The idea that Satan is at liberty to cause endless harm, like the idea that suffering can be avoided through some action of ours, is a lie told by Satan himself, to cause us to despair.

This is the truth, that God wants to use you for His glory. Sometimes the glory of God is brought about through our suffering. Job's suffering brought God glory. Christ's suffering brought God glory. As Father Richmond writes, "When a Christian suffers, it doesn't matter whether the suffering is the consequence of sin or not. All that matters is that all suffering be accepted and carried as one's cross. Let it be a testament to God's glory and a penance for all the sins that nailed Christ to the cross."

Do you think that you are somehow too tired to glorify God? God is glorified by lifting you up on the wings of eagles, and he is glorified when you sit there on the ash pile. Do you think you are somehow too shy to glorify God? You can glorify God in your silences. Do you think you are too old? Your age can glorify God. God does not need anything from you to be glorified, except that your soul accepts what he gives to you, and rejoices and praises him it. God will be glorified regardless of what you choose to do, but you have a choice as to whether or not you will be a part of glorifying him by having joy in the world that he has created.

Even if we can do nothing more than lie in a hospital bed and watch a heart monitor beeping on, we can still teach the world about Christian patience and Christian faith. When Job was at his lowest, crouching on a garbage heap and unable to move, he was an example to all of us of patience. Even at his lowest, Job glorified God. His faith today still challenges people. At the moment when he was tempted, Job remembered the goodness of God along with the cruelties of life.

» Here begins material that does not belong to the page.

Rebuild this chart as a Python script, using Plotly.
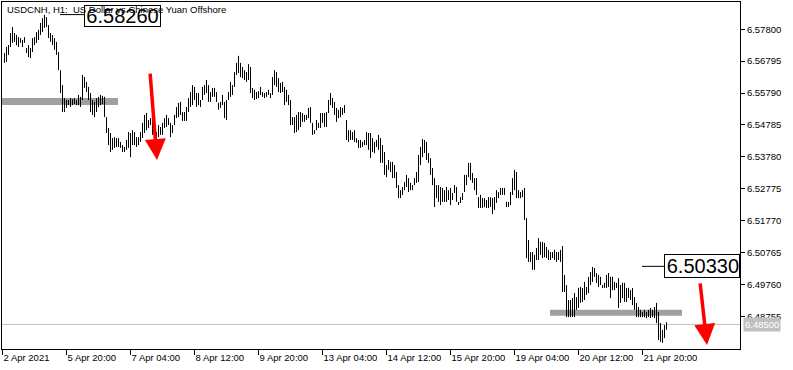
import plotly.graph_objects as go

# ---------------- data ----------------
high = [
    6.5705, 6.5724, 6.5730, 6.5768, 6.5787, 6.5768, 6.5762, 6.5755, 6.5752, 6.5746,
    6.5755, 6.5721, 6.5730, 6.5721, 6.5752, 6.5755, 6.5771, 6.5778, 6.5800, 6.5815,
    6.5825, 6.5818, 6.5793, 6.5768, 6.5762, 6.5752, 6.5740, 6.5708, 6.5651, 6.5604,
    6.5563, 6.5557, 6.5557, 6.5563, 6.5560, 6.5563, 6.5557, 6.5573, 6.5567, 6.5636,
    6.5629, 6.5614, 6.5598, 6.5579, 6.5557, 6.5551, 6.5563, 6.5567, 6.5573, 6.5570,
    6.5567, 6.5503, 6.5469, 6.5453, 6.5437, 6.5440, 6.5437, 6.5437, 6.5425, 6.5415,
    6.5409, 6.5431, 6.5456, 6.5453, 6.5462, 6.5456, 6.5440, 6.5440, 6.5456, 6.5485,
    6.5510, 6.5516, 6.5494, 6.5500, 6.5500, 6.5488, 6.5456, 6.5478, 6.5472, 6.5485,
    6.5500, 6.5510, 6.5500, 6.5485, 6.5478, 6.5510, 6.5535, 6.5548, 6.5551, 6.5519,
    6.5519, 6.5535, 6.5563, 6.5582, 6.5604, 6.5598, 6.5579, 6.5579, 6.5557, 6.5598,
    6.5604, 6.5620, 6.5604, 6.5582, 6.5595, 6.5595, 6.5582, 6.5548, 6.5551, 6.5573,
    6.5551, 6.5557, 6.5582, 6.5614, 6.5604, 6.5645, 6.5674, 6.5696, 6.5674, 6.5661,
    6.5651, 6.5645, 6.5670, 6.5661, 6.5595, 6.5589, 6.5582, 6.5585, 6.5598, 6.5582,
    6.5579, 6.5582, 6.5589, 6.5579, 6.5629, 6.5651, 6.5645, 6.5626, 6.5611, 6.5614,
    6.5598, 6.5589, 6.5573, 6.5557, 6.5503, 6.5503, 6.5510, 6.5519, 6.5519, 6.5516,
    6.5510, 6.5510, 6.5532, 6.5535, 6.5485, 6.5462, 6.5494, 6.5485, 6.5516, 6.5516,
    6.5516, 6.5519, 6.5557, 6.5579, 6.5563, 6.5551, 6.5532, 6.5526, 6.5535, 6.5532,
    6.5541, 6.5494, 6.5462, 6.5462, 6.5456, 6.5462, 6.5437, 6.5431, 6.5431, 6.5425,
    6.5431, 6.5456, 6.5453, 6.5453, 6.5437, 6.5425, 6.5431, 6.5447, 6.5437, 6.5415,
    6.5393, 6.5352, 6.5368, 6.5362, 6.5362, 6.5352, 6.5330, 6.5289, 6.5273, 6.5283,
    6.5299, 6.5321, 6.5311, 6.5296, 6.5289, 6.5311, 6.5330, 6.5384, 6.5409, 6.5434,
    6.5431, 6.5425, 6.5390, 6.5374, 6.5343, 6.5311, 6.5289, 6.5289, 6.5283, 6.5280,
    6.5273, 6.5283, 6.5273, 6.5280, 6.5264, 6.5289, 6.5283, 6.5236, 6.5251, 6.5264,
    6.5321, 6.5321, 6.5359, 6.5359, 6.5327, 6.5311, 6.5311, 6.5251, 6.5258, 6.5248,
    6.5248, 6.5242, 6.5251, 6.5251, 6.5248, 6.5251, 6.5273, 6.5267, 6.5280, 6.5280,
    6.5280, 6.5236, 6.5236, 6.5267, 6.5311, 6.5337, 6.5330, 6.5273, 6.5267, 6.5273,
    6.5280, 6.5185, 6.5116, 6.5078, 6.5078, 6.5069, 6.5091, 6.5122, 6.5110, 6.5110,
    6.5107, 6.5094, 6.5085, 6.5078, 6.5078, 6.5085, 6.5078, 6.5078, 6.5085, 6.5097,
    6.5006, 6.4974, 6.4927, 6.4927, 6.4933, 6.4949, 6.4936, 6.4965, 6.4968, 6.4965,
    6.4984, 6.4968, 6.5000, 6.5015, 6.5031, 6.5028, 6.5012, 6.5006, 6.5000, 6.4974,
    6.4981, 6.5006, 6.5012, 6.5000, 6.5000, 6.4984, 6.4981, 6.4996, 6.4974, 6.4981,
    6.4981, 6.4965, 6.4965, 6.4958, 6.4965, 6.4936, 6.4918, 6.4905, 6.4896, 6.4889,
    6.4896, 6.4889, 6.4896, 6.4902, 6.4896, 6.4905, 6.4918, 6.4889, 6.4854, 6.4833,
    6.4848, 6.4857,
]
low = [
    6.5674, 6.5677, 6.5699, 6.5724, 6.5737, 6.5740, 6.5730, 6.5724, 6.5737, 6.5724,
    6.5737, 6.5705, 6.5692, 6.5689, 6.5708, 6.5730, 6.5737, 6.5746, 6.5762, 6.5771,
    6.5784, 6.5787, 6.5752, 6.5740, 6.5730, 6.5715, 6.5699, 6.5651, 6.5579, 6.5519,
    6.5519, 6.5532, 6.5541, 6.5535, 6.5541, 6.5544, 6.5541, 6.5541, 6.5535, 6.5557,
    6.5595, 6.5582, 6.5557, 6.5519, 6.5510, 6.5503, 6.5519, 6.5535, 6.5541, 6.5544,
    6.5503, 6.5453, 6.5415, 6.5393, 6.5400, 6.5406, 6.5409, 6.5409, 6.5406, 6.5393,
    6.5393, 6.5400, 6.5406, 6.5377, 6.5415, 6.5415, 6.5409, 6.5415, 6.5425, 6.5437,
    6.5453, 6.5462, 6.5469, 6.5478, 6.5447, 6.5437, 6.5415, 6.5440, 6.5447, 6.5447,
    6.5469, 6.5472, 6.5478, 6.5440, 6.5453, 6.5478, 6.5500, 6.5503, 6.5510, 6.5491,
    6.5491, 6.5491, 6.5519, 6.5535, 6.5541, 6.5557, 6.5535, 6.5541, 6.5535, 6.5557,
    6.5573, 6.5579, 6.5551, 6.5551, 6.5567, 6.5567, 6.5551, 6.5526, 6.5532, 6.5541,
    6.5500, 6.5494, 6.5557, 6.5567, 6.5573, 6.5598, 6.5636, 6.5642, 6.5629, 6.5626,
    6.5620, 6.5614, 6.5620, 6.5579, 6.5563, 6.5557, 6.5560, 6.5563, 6.5573, 6.5567,
    6.5563, 6.5567, 6.5573, 6.5563, 6.5573, 6.5604, 6.5598, 6.5582, 6.5579, 6.5582,
    6.5541, 6.5551, 6.5541, 6.5478, 6.5478, 6.5453, 6.5456, 6.5462, 6.5472, 6.5488,
    6.5488, 6.5494, 6.5500, 6.5485, 6.5447, 6.5450, 6.5462, 6.5469, 6.5469, 6.5485,
    6.5472, 6.5472, 6.5516, 6.5541, 6.5532, 6.5510, 6.5488, 6.5500, 6.5503, 6.5510,
    6.5516, 6.5431, 6.5425, 6.5431, 6.5431, 6.5425, 6.5422, 6.5406, 6.5406, 6.5409,
    6.5415, 6.5415, 6.5400, 6.5374, 6.5393, 6.5390, 6.5409, 6.5400, 6.5359, 6.5359,
    6.5321, 6.5314, 6.5337, 6.5330, 6.5311, 6.5311, 6.5280, 6.5248, 6.5248, 6.5258,
    6.5273, 6.5283, 6.5267, 6.5273, 6.5273, 6.5289, 6.5296, 6.5299, 6.5352, 6.5377,
    6.5390, 6.5368, 6.5359, 6.5321, 6.5289, 6.5220, 6.5248, 6.5236, 6.5226, 6.5236,
    6.5236, 6.5236, 6.5242, 6.5226, 6.5242, 6.5264, 6.5236, 6.5226, 6.5233, 6.5242,
    6.5267, 6.5289, 6.5314, 6.5305, 6.5296, 6.5273, 6.5258, 6.5217, 6.5217, 6.5217,
    6.5220, 6.5217, 6.5217, 6.5220, 6.5198, 6.5211, 6.5233, 6.5248, 6.5258, 6.5258,
    6.5258, 6.5220, 6.5220, 6.5226, 6.5258, 6.5273, 6.5248, 6.5248, 6.5248, 6.5251,
    6.5179, 6.5059, 6.5047, 6.5047, 6.5022, 6.5022, 6.5053, 6.5053, 6.5069, 6.5059,
    6.5062, 6.5059, 6.5053, 6.5053, 6.5059, 6.5053, 6.5047, 6.5053, 6.5047, 6.4952,
    6.4952, 6.4873, 6.4873, 6.4873, 6.4873, 6.4873, 6.4896, 6.4902, 6.4918, 6.4921,
    6.4927, 6.4943, 6.4949, 6.4974, 6.4984, 6.5000, 6.4981, 6.4968, 6.4974, 6.4965,
    6.4965, 6.4965, 6.4968, 6.4933, 6.4958, 6.4958, 6.4965, 6.4902, 6.4918, 6.4933,
    6.4921, 6.4921, 6.4933, 6.4927, 6.4911, 6.4896, 6.4873, 6.4873, 6.4873, 6.4873,
    6.4873, 6.4870, 6.4873, 6.4870, 6.4873, 6.4870, 6.4854, 6.4801, 6.4795, 6.4792,
    6.4807, 6.4833,
]

ytick_vals = [6.57800, 6.56795, 6.55790, 6.54785, 6.53780, 6.52775, 6.51770, 6.50765, 6.49760, 6.48755]
xtick_bars = [-1, 31, 63, 95, 127, 159, 191, 223, 255, 287, 319]
xtick_text = ["2 Apr 2021", "5 Apr 20:00", "7 Apr 04:00", "8 Apr 12:00", "9 Apr 20:00",
              "13 Apr 04:00", "14 Apr 12:00", "15 Apr 20:00", "19 Apr 04:00", "20 Apr 12:00",
              "21 Apr 20:00"]
title_text = "USDCNH, H1:\u00a0 US Dollar vs Chinese Yuan Offshore"
current_price = 6.48500
label_prices = [6.58260, 6.50330]
zone_levels = [(6.5563, 6.5541), (6.4896, 6.4877)]   # (top, bottom) of grey zones
arrow_tail = [(72.75, 6.5645), (347.75, 6.4984)]
arrow_tip = [(76.25, 6.5368), (351.25, 6.4785)]

# ---------------- geometry ----------------
W, H = 793, 370
L, R, T, B = 2, 53, 2, 21
PW, PH = W - L - R, H - T - B


def px(x):
    return (x - L) / PW


def py(y):
    return 1 - (y - T) / PH


def bar_at(xpix):
    return (xpix - 4.5) / 2.0


FONT = "Liberation Sans"

xs, ys = [], []
for i, (h, l) in enumerate(zip(high, low)):
    xs += [i, i, None]
    ys += [l, h, None]

fig = go.Figure()
fig.add_trace(go.Scatter(x=xs, y=ys, mode="lines",
                         line=dict(color="black", width=1), hoverinfo="skip",
                         showlegend=False))

shapes = []
# current price line
shapes.append(dict(type="line", xref="paper", yref="y", x0=0, x1=1,
                   y0=current_price, y1=current_price,
                   line=dict(color="#c0c0c0", width=1), layer="below"))
# grey zones
zone_x = [(bar_at(2), bar_at(118)), (bar_at(550), bar_at(682))]
for (x0, x1), (yt, yb) in zip(zone_x, zone_levels):
    shapes.append(dict(type="rect", xref="x", yref="y", x0=x0, x1=x1, y0=yb, y1=yt,
                       fillcolor="#a0a0a0", line=dict(width=0), layer="below"))
# connector lines for price labels
conn = [(60, 84), (642, 664)]
for (a, b), p in zip(conn, label_prices):
    shapes.append(dict(type="line", xref="x", yref="y", x0=bar_at(a), x1=bar_at(b),
                       y0=p, y1=p, line=dict(color="black", width=1)))

annotations = []
# price label boxes
annotations.append(dict(xref="paper", yref="y", x=px(84), y=label_prices[0],
                        xanchor="left", yanchor="middle", yshift=-1,
                        text=f"{label_prices[0]:.5f}", showarrow=False,
                        font=dict(family=FONT, size=20, color="black"),
                        bgcolor="white", bordercolor="black", borderwidth=1,
                        borderpad=0, width=75, height=20, align="center"))
annotations.append(dict(xref="paper", yref="y", x=px(664), y=label_prices[1],
                        xanchor="left", yanchor="middle",
                        text=f"{label_prices[1]:.5f}", showarrow=False,
                        font=dict(family=FONT, size=20, color="black"),
                        bgcolor="white", bordercolor="black", borderwidth=1,
                        borderpad=0, width=74, height=22, align="right"))
# red arrows
for (tx, ty), (hx, hy) in zip(arrow_tail, arrow_tip):
    annotations.append(dict(x=hx, y=hy, xref="x", yref="y", ax=tx, ay=ty,
                            axref="x", ayref="y", text="", showarrow=True,
                            arrowhead=2, arrowsize=1.2, arrowwidth=3.5,
                            arrowcolor="#ff0000", standoff=0))
# current price tag on axis
annotations.append(dict(xref="paper", yref="y", x=1, y=current_price, xshift=3,
                        xanchor="left", yanchor="middle",
                        text=f"{current_price:.5f}", showarrow=False,
                        font=dict(family=FONT, size=9.5, color="white"),
                        bgcolor="#c0c0c0", borderpad=1))
# title (drawn above the label box)
annotations.append(dict(xref="paper", yref="paper", x=px(6), y=py(3),
                        xanchor="left", yanchor="top", text=title_text,
                        showarrow=False, borderpad=0,
                        font=dict(family=FONT, size=9.5, color="black")))

fig.update_layout(
    width=W, height=H,
    margin=dict(l=L, r=R, t=T, b=B, pad=0),
    paper_bgcolor="white", plot_bgcolor="white",
    showlegend=False, hovermode=False,
    shapes=shapes, annotations=annotations,
    xaxis=dict(range=[-1.25, -1.25 + PW / 2.0], showgrid=False, zeroline=False,
               showline=True, mirror=True, linecolor="black", linewidth=1,
               tickmode="array", tickvals=xtick_bars, ticktext=xtick_text,
               ticks="outside", ticklen=5, tickcolor="black", tickwidth=1,
               ticklabelposition="outside right",
               tickfont=dict(family=FONT, size=9.5, color="black")),
    yaxis=dict(range=[6.5872 - 0.000315 * (H - B), 6.5872 - 0.000315 * T],
               side="right", showgrid=False, zeroline=False,
               showline=True, mirror=True, linecolor="black", linewidth=1,
               tickmode="array", tickvals=ytick_vals,
               ticktext=[f"{v:.5f}" for v in ytick_vals],
               ticks="outside", ticklen=4, tickcolor="black", tickwidth=1,
               tickfont=dict(family=FONT, size=9.5, color="black")),
)

fig.write_html("out.html")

The ultimate foolishness, that foolishness with which Job charges his wife, is that of nihilism in the face of suffering -- it is the ultimate foolishness to forget the goodness of God when trouble comes. As Job says, "shall we receive good at the hand of God, and shall we not receive evil?" Job himself progresses over the course of the book, he does go through the whole gamut of emotions, and yet his three answers to God consistently serve to highlight the foolishness of rejecting ill from God. At the beginning, Job is the one who says that evil must be accepted coming from God. In the middle of the book, Job suggests that he would like the right to trial before God, as if God did not have the right to inflict pain. Yet in the final chapter, Job gives his final answer, repenting and saying "I abhor myself, and repent in dust and ashes." This is the only response we can give when we consider forgetting that God has given us everything. Why, one might ask, does God not answer Job's question? Instead of explaining human suffering to Job, God merely displays his power in all its glory. As Sloan writes, "The Lord squashes Job with a battery of rhetorical questions designed to underscore the infinite gulf between divine and human power. Can Job lay the foundations of the earth? Fashion the ocean or the sun? Create snow and rain? Send forth lightning? Make an ostrich or a wild ass? Design the Behemoth or the Leviathan? Vanquish death?... [until] awed by the divine power, Job truckles."